America Latina mette al centro della scena un uomo e la sua crisi, che è poi la crisi del maschio contemporaneo. “Il patriarcato – continua l’attore - è l’ossessione che ha il maschio di dominare, ma nasce sempre da un suo senso di inferiorità nei confronti della donna che è la personificazione della natura. È attaccata alla terra e lo diventa ancora di più scegliendo di diventare madre. L’uomo, dal canto suo, ha sempre dovuto inventarsi tutte le malattie e scuse possibili per sentirsi parte di un mondo. Legato al possesso e agli averi, negli anni è entrato in crisi attraversando una forma di paura che è purtroppo degenerata in una violenza inaccettabile. Il suo è un essere ‘da meno’ che lo ha portato per troppo tempo a schiacciare la figura femminile. La società non ci ha aiutato, quella contemporanea forse un po’ di più visti i molti passi in avanti che sono stati fatti, per fortuna, in tal senso, ma c’è ancora molto da fare.

    

In ogni caso, però, mi dispiace vedere un femminismo che troppo spesso è diventato la peggiore intenzione dei modelli maschili, preferendo il cinismo e l’arroganza.
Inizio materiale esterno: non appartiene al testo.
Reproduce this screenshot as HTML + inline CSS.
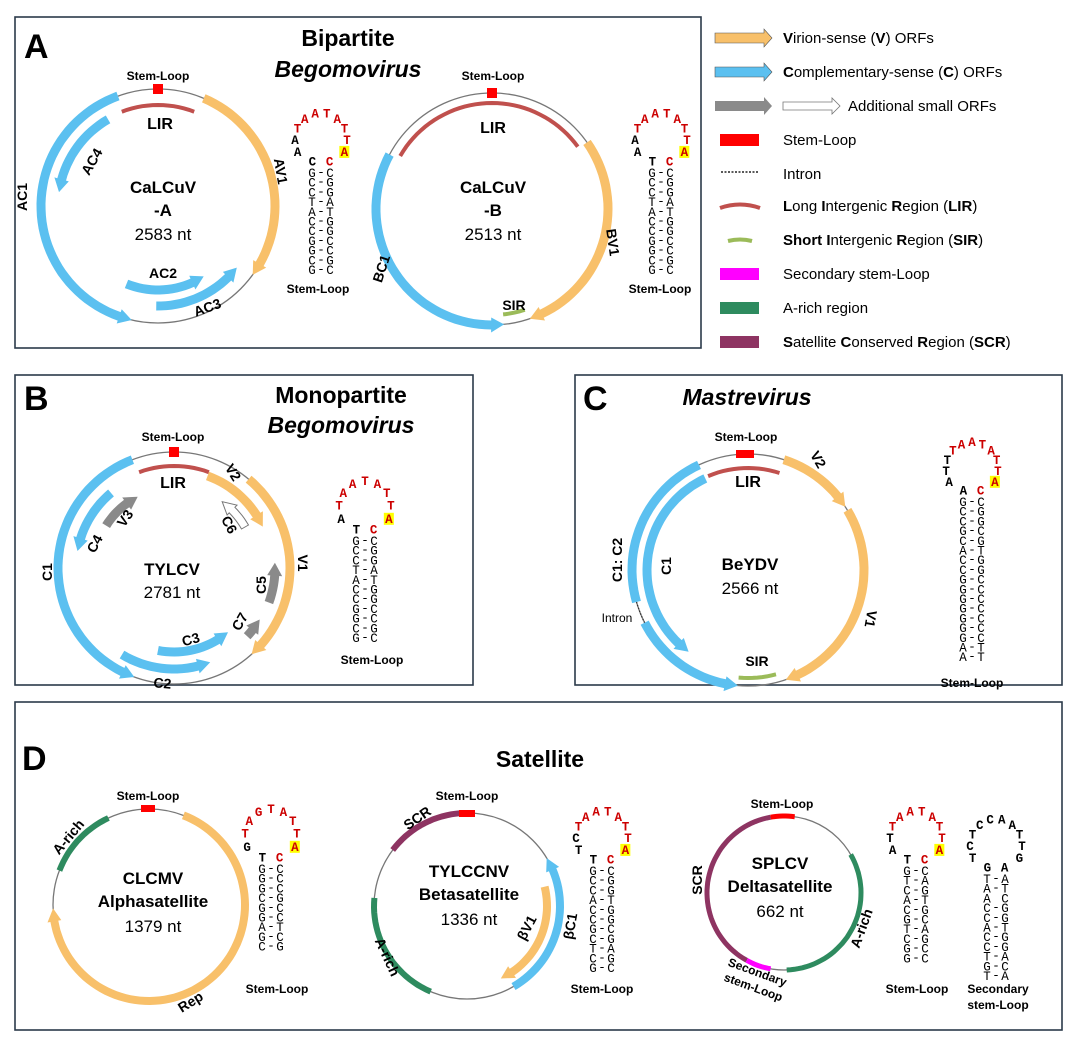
<!DOCTYPE html>
<html><head><meta charset="utf-8"><style>
body{margin:0;background:#fff;}
svg text{font-family:"Liberation Sans",sans-serif;}
svg text.mono{font-family:"Liberation Mono","DejaVu Sans Mono",monospace;}
.b{font-weight:bold}
.lab{font-weight:bold;font-size:14px;text-anchor:middle}
.sl{font-weight:bold;font-size:12px;text-anchor:middle}
.nm{font-weight:bold;font-size:17px;text-anchor:middle}
.nt{font-size:17px;text-anchor:middle}
.lg{font-size:15px}
</style></head><body>
<svg id="s" width="1075" height="1045" viewBox="0 0 1075 1045" xmlns="http://www.w3.org/2000/svg">
<rect width="1075" height="1045" fill="#fff"/>
<g fill="none" stroke="#2b3a4a" stroke-width="1.6">
<rect x="15" y="17" width="686" height="331"/>
<rect x="15" y="375" width="458" height="310"/>
<rect x="575" y="375" width="487" height="310"/>
<rect x="15" y="702" width="1047" height="328"/>
</g>
<g id="shapes"></g>
<!-- Panel titles -->
<text x="24" y="58" class="b" font-size="34">A</text>
<text x="348" y="46" class="b" font-size="23" text-anchor="middle">Bipartite</text>
<text x="348" y="77" class="b" font-size="23" text-anchor="middle" font-style="italic">Begomovirus</text>
<text x="24" y="410" class="b" font-size="34">B</text>
<text x="341" y="403" class="b" font-size="23" text-anchor="middle">Monopartite</text>
<text x="341" y="433" class="b" font-size="23" text-anchor="middle" font-style="italic">Begomovirus</text>
<text x="583" y="410" class="b" font-size="34">C</text>
<text x="747" y="405" class="b" font-size="23" text-anchor="middle" font-style="italic">Mastrevirus</text>
<text x="22" y="770" class="b" font-size="34">D</text>
<text x="540" y="767" class="b" font-size="23" text-anchor="middle">Satellite</text>

<!-- A1 -->
<text x="158" y="80" class="sl">Stem-Loop</text>
<text x="160" y="129" class="b" font-size="16" text-anchor="middle">LIR</text>
<text x="163" y="193" class="nm">CaLCuV</text>
<text x="163" y="216" class="nm">-A</text>
<text x="163" y="240" class="nt">2583 nt</text>
<text class="lab" transform="translate(27,197) rotate(-90)">AC1</text>
<text class="lab" transform="translate(96,164) rotate(-60)">AC4</text>
<text class="lab" transform="translate(276,172) rotate(80)">AV1</text>
<text class="lab" x="163" y="278">AC2</text>
<text class="lab" transform="translate(209,312) rotate(-20)">AC3</text>
<text x="318" y="293" class="sl">Stem-Loop</text>
<!-- A2 -->
<text x="493" y="80" class="sl">Stem-Loop</text>
<text x="493" y="133" class="b" font-size="16" text-anchor="middle">LIR</text>
<text x="493" y="193" class="nm">CaLCuV</text>
<text x="493" y="216" class="nm">-B</text>
<text x="493" y="240" class="nt">2513 nt</text>
<text class="lab" transform="translate(386,270) rotate(-72)">BC1</text>
<text class="lab" transform="translate(608,243) rotate(82)">BV1</text>
<text class="lab" x="514" y="310">SIR</text>
<text x="660" y="293" class="sl">Stem-Loop</text>

<!-- B -->
<text x="173" y="441" class="sl">Stem-Loop</text>
<text x="173" y="488" class="b" font-size="16" text-anchor="middle">LIR</text>
<text x="172" y="575" class="nm">TYLCV</text>
<text x="172" y="598" class="nt">2781 nt</text>
<text class="lab" transform="translate(52,572) rotate(-90)">C1</text>
<text class="lab" transform="translate(99,546) rotate(-62)">C4</text>
<text class="lab" transform="translate(129,521) rotate(-55)">V3</text>
<text class="lab" transform="translate(229,475) rotate(58)">V2</text>
<text class="lab" transform="translate(225,527) rotate(62)">C6</text>
<text class="lab" transform="translate(298,563) rotate(90)">V1</text>
<text class="lab" transform="translate(266,585) rotate(-90)">C5</text>
<text class="lab" transform="translate(244,624) rotate(-60)">C7</text>
<text class="lab" transform="translate(192,644) rotate(-15)">C3</text>
<text class="lab" transform="translate(162,688) rotate(5)">C2</text>
<text x="372" y="664" class="sl">Stem-Loop</text>

<!-- C -->
<text x="746" y="441" class="sl">Stem-Loop</text>
<text x="748" y="487" class="b" font-size="16" text-anchor="middle">LIR</text>
<text x="750" y="570" class="nm">BeYDV</text>
<text x="750" y="594" class="nt">2566 nt</text>
<text class="lab" transform="translate(622,560) rotate(-90)">C1:  C2</text>
<text class="lab" transform="translate(671,566) rotate(-90)">C1</text>
<text class="lab" transform="translate(814,462) rotate(60)">V2</text>
<text class="lab" transform="translate(866,618) rotate(100)">V1</text>
<text class="lab" x="757" y="666" font-size="15">SIR</text>
<text x="617" y="622" font-size="12" text-anchor="middle">Intron</text>
<text x="972" y="687" class="sl">Stem-Loop</text>

<!-- D -->
<text x="148" y="800" class="sl">Stem-Loop</text>
<text class="lab" transform="translate(72,840) rotate(-50)">A-rich</text>
<text class="lab" transform="translate(193,1006) rotate(-32)">Rep</text>
<text x="153" y="884" class="nm">CLCMV</text>
<text x="153" y="907" class="nm">Alphasatellite</text>
<text x="153" y="932" class="nt">1379 nt</text>
<text x="277" y="993" class="sl">Stem-Loop</text>

<text x="467" y="800" class="sl">Stem-Loop</text>
<text class="lab" transform="translate(420,822) rotate(-35)">SCR</text>
<text class="lab" transform="translate(383,959) rotate(65)">A-rich</text>
<text class="lab" transform="translate(531,930) rotate(-62)">βV1</text>
<text class="lab" transform="translate(575,927) rotate(-80)">βC1</text>
<text x="469" y="877" class="nm">TYLCCNV</text>
<text x="469" y="900" class="nm">Betasatellite</text>
<text x="469" y="925" class="nt">1336 nt</text>
<text x="602" y="993" class="sl">Stem-Loop</text>

<text x="782" y="808" class="sl">Stem-Loop</text>
<text class="lab" transform="translate(702,880) rotate(-90)">SCR</text>
<text class="lab" transform="translate(866,930) rotate(-70)">A-rich</text>
<text class="sl" transform="translate(756,976) rotate(20)">Secondary</text>
<text class="sl" transform="translate(752,991) rotate(20)">stem-Loop</text>
<text x="780" y="869" class="nm">SPLCV</text>
<text x="780" y="892" class="nm">Deltasatellite</text>
<text x="780" y="917" class="nt">662 nt</text>
<text x="917" y="993" class="sl">Stem-Loop</text>
<text x="998" y="993" class="sl">Secondary</text>
<text x="998" y="1009" class="sl">stem-Loop</text>

<!-- Legend -->
<g class="lg">
<text x="783" y="43"><tspan class="b">V</tspan>irion-sense (<tspan class="b">V</tspan>) ORFs</text>
<text x="783" y="77"><tspan class="b">C</tspan>omplementary-sense (<tspan class="b">C</tspan>) ORFs</text>
<text x="848" y="111">Additional small ORFs</text>
<text x="783" y="145">Stem-Loop</text>
<text x="783" y="179">Intron</text>
<text x="783" y="211"><tspan class="b">L</tspan>ong <tspan class="b">I</tspan>ntergenic <tspan class="b">R</tspan>egion (<tspan class="b">LIR</tspan>)</text>
<text x="783" y="245"><tspan class="b">Short I</tspan>ntergenic <tspan class="b">R</tspan>egion (<tspan class="b">SIR</tspan>)</text>
<text x="783" y="279">Secondary stem-Loop</text>
<text x="783" y="313">A-rich region</text>
<text x="783" y="347"><tspan class="b">S</tspan>atellite <tspan class="b">C</tspan>onserved <tspan class="b">R</tspan>egion (<tspan class="b">SCR</tspan>)</text>
</g>
<g>
<polygon points="715,33 764,33 764,29 772,38 764,47 764,43 715,43" fill="#F8C06A" stroke="#555" stroke-width="0.6"/>
<polygon points="715,67 764,67 764,63 772,72 764,81 764,77 715,77" fill="#5BC0F0" stroke="#555" stroke-width="0.6"/>
<polygon points="715,101 764,101 764,97 772,106 764,115 764,111 715,111" fill="#8a8a8a"/>
<polygon points="783,102 832,102 832,98 840,106 832,114 832,110 783,110" fill="#fff" stroke="#777" stroke-width="0.8"/>
<rect x="720" y="134" width="39" height="12" fill="#f00"/>
<line x1="721" y1="172" x2="759" y2="172" stroke="#222" stroke-width="1.5" stroke-dasharray="2,1.5"/>
<path d="M720,208 Q740,201 760,208" fill="none" stroke="#C0504D" stroke-width="4"/>
<path d="M728,241 Q740,238 752,241" fill="none" stroke="#9BBB59" stroke-width="4"/>
<rect x="720" y="268" width="39" height="12" fill="#f0f"/>
<rect x="720" y="302" width="39" height="12" fill="#2E8B5F"/>
<rect x="720" y="336" width="39" height="12" fill="#8E3462"/>
</g>
<g id="loops"></g>
</svg>
<script>
var NS="http://www.w3.org/2000/svg",G=document.getElementById("shapes"),L=document.getElementById("loops");
function el(p,t,a){var e=document.createElementNS(NS,t);for(var k in a)e.setAttribute(k,a[k]);p.appendChild(e);return e;}
function P(cx,cy,r,a){a=a*Math.PI/180;return [cx+r*Math.sin(a),cy-r*Math.cos(a)];}
function arcPath(cx,cy,r,a0,a1){var n=Math.max(8,Math.ceil(Math.abs(a1-a0)/3)),d="";for(var i=0;i<=n;i++){var p=P(cx,cy,r,a0+(a1-a0)*i/n);d+=(i?"L":"M")+p[0].toFixed(1)+","+p[1].toFixed(1);}return d;}
function circ(cx,cy,r){el(G,"circle",{cx:cx,cy:cy,r:r,fill:"none",stroke:"#777","stroke-width":1.3});}
function band(cx,cy,r,a0,a1,col,w){el(G,"path",{d:arcPath(cx,cy,r,a0,a1),fill:"none",stroke:col,"stroke-width":w});}
function arr(cx,cy,r,a0,a1,col,w,stroke){w=w||9;var dir=a1>a0?1:-1,hd=13/r*180/Math.PI,ab=a1-dir*hd;
 var hw=w/2,n=Math.max(6,Math.ceil(Math.abs(ab-a0)/3)),pts=[];
 for(var i=0;i<=n;i++)pts.push(P(cx,cy,r+hw,a0+(ab-a0)*i/n));
 pts.push(P(cx,cy,r+hw+3,ab));pts.push(P(cx,cy,r,a1));pts.push(P(cx,cy,r-hw-3,ab));
 for(var i=n;i>=0;i--)pts.push(P(cx,cy,r-hw,a0+(ab-a0)*i/n));
 el(G,"polygon",{points:pts.map(function(p){return p[0].toFixed(1)+","+p[1].toFixed(1)}).join(" "),fill:col,stroke:stroke||"none","stroke-width":stroke?1:0});}
function sq(x,y,w,h){el(G,"rect",{x:x,y:y,width:w,height:h,fill:"#f00"});}
var OR="#F8C06A",BL="#5BC0F0",GR="#8a8a8a",LIR="#C0504D",SIR="#9BBB59",AR="#2E8B5F",SCR="#8E3462",MG="#f0f";
// A1
circ(158,206,117);band(158,206,101,-21,21,LIR,4);
arr(158,206,117,23,126,OR);arr(158,206,117,-20,-167,BL);arr(158,206,100,-30,-82,BL);
arr(158,206,84,202,147,BL);arr(158,206,100,181,128,BL);sq(153,84,10,10);
// A2
circ(492,209,116);band(492,209,106,-60,54,LIR,4);
arr(492,209,116,55,161,OR);arr(492,209,116,-62,-186,BL);band(492,209,106,162,174,SIR,4);sq(487,88,10,10);
// B
circ(174,568,116);band(174,568,102,-20,20,LIR,4);sq(169,447,10,10);
arr(174,568,116,-21,-160,BL);arr(174,568,98,-40,-80,BL);arr(174,568,80,-58,-27,GR);
arr(174,568,98,20,65,OR);arr(174,568,116,40,138,OR);arr(174,568,82,60,36,"#fff",8,"#777");
arr(174,568,101,110,87,GR);arr(174,568,100,133,121,GR);arr(174,568,84,191,140,BL);arr(174,568,101,211,159,BL);
// C
circ(748,570,116);band(748,570,102,-23,18,LIR,4);sq(736,450,18,8);
arr(748,570,116,18,57,OR);arr(748,570,116,59,161,OR);
band(748,570,116,-25,-106,BL,9);
el(G,"path",{d:arcPath(748,570,116,-106,-117),fill:"none",stroke:"#333","stroke-width":1.2,"stroke-dasharray":"1.5,1.5"});
arr(748,570,116,-117,-175,BL);arr(748,570,101,-25,-144,BL);band(748,570,108,165,185,SIR,4);
// D1
circ(149,905,96);band(149,905,96,-69,-25,AR,6);arr(149,905,96,21,268,OR,8);sq(141,805,14,7);
// D2
circ(467,906,93);band(467,906,93,-53,-4,SCR,6);band(467,906,93,-85,-157,AR,6);sq(459,810,16,7);
arr(467,906,93,150,59,BL,8);arr(467,906,80,76,155,OR,8);
// D3
circ(784,893,77);band(784,893,77,-10,-151,SCR,5);band(784,893,77,-151,-170,MG,5);band(784,893,77,-182,-300,AR,5);band(784,893,77,-10,8,"#f00",5);
// stem loops
function T(x,y,s,extra){var a={x:x,y:y,"class":"mono","text-anchor":"middle",style:"font-family:'Liberation Mono',monospace;font-size:12.5px;"+(extra||"")};return el(L,"text",a);}
function SL(x0,y0,rows,loop){var st=9.7;
 rows.forEach(function(r,i){var y=y0+i*st;
  if(r[0]!=" ")T(x0,y).textContent=r[0];
  if(r[1]!=" ")T(x0+9,y-1).textContent=r[1];
  if(r[2]!=" ")T(x0+18,y).textContent=r[2];});
 var cx=x0+9,cy=y0-37,n=loop.length;
 for(var i=0;i<n;i++){var a=(232-284*i/(n-1))*Math.PI/180,rx=(i==0||i==n-1)?14:26,x=cx+Math.cos(a)*rx,y=cy-Math.sin(a)*27+4;
  var c=loop[i];if(c[2])el(L,"rect",{x:x-5,y:y-10,width:10,height:12,fill:"#ff0"});
  T(x,y,null,"font-weight:bold;fill:"+c[1]).textContent=c[0];}}
function mk(black,red){var o=[];black.split("").forEach(function(c){o.push([c,"#000"])});red.split("").forEach(function(c){o.push([c,"#c00"])});o.push(["A","#c00",1]);o.push(["C","#c00"]);return o;}
SL(312,177,["G-C","C-G","C-G","T-A","A-T","C-G","C-G","G-C","G-C","C-G","G-C"],mk("CAA","TAATATT"));
SL(652,177,["G-C","C-G","C-G","T-A","A-T","C-G","C-G","G-C","G-C","C-G","G-C"],mk("TAA","TAATATT"));
SL(356,545,["G-C","C-G","C-G","T-A","A-T","C-G","C-G","G-C","G-C","C-G","G-C"],mk("TA","TAATATT"));
SL(963,506,["G-C","C-G","C-G","G-C","C-G","A-T","C-G","C-G","G-C","G-C","G-C","G-C","G-C","G-C","G-C","A-T","A-T"],mk("AATT","TAATATT"));
SL(262,873,["G-C","G-C","G-C","C-G","G-C","G-C","A-T","G-C","C-G"],mk("TG","TAGTATT"));
SL(593,875,["G-C","C-G","C-G","A-T","C-G","C-G","G-C","C-G","T-A","C-G","G-C"],mk("TTC","TAATATT"));
SL(907,875,["G-C","T-A","C-G","A-T","C-G","G-C","T-A","C-G","G-C","G-C"],mk("TAT","TAATATT"));
(function(){var o=[];"GTCTCCAATTGA".split("").forEach(function(c){o.push([c,"#000"])});
SL(987,883,["T-A","A-T","A C","C-G","C-G","A-T","C-G","C-G","T-A","G-C","T-A"],o);})();
</script>
</body></html>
Sono difetti che non vorrei più per l’umanità in genere. Basta distinzioni: sarebbe meglio pensare al bene collettivo. Ho sempre avuto una grande ammirazione per le donne – conclude prima di salutarci – e continuerò ad averla. È anche per questo che mi auguro che il nostro prossimo presidente della Repubblica sia una donna”. Perché? Gli chiediamo. “Perché mi fido di più delle donne al comando. La mia esperienza me lo insegna”.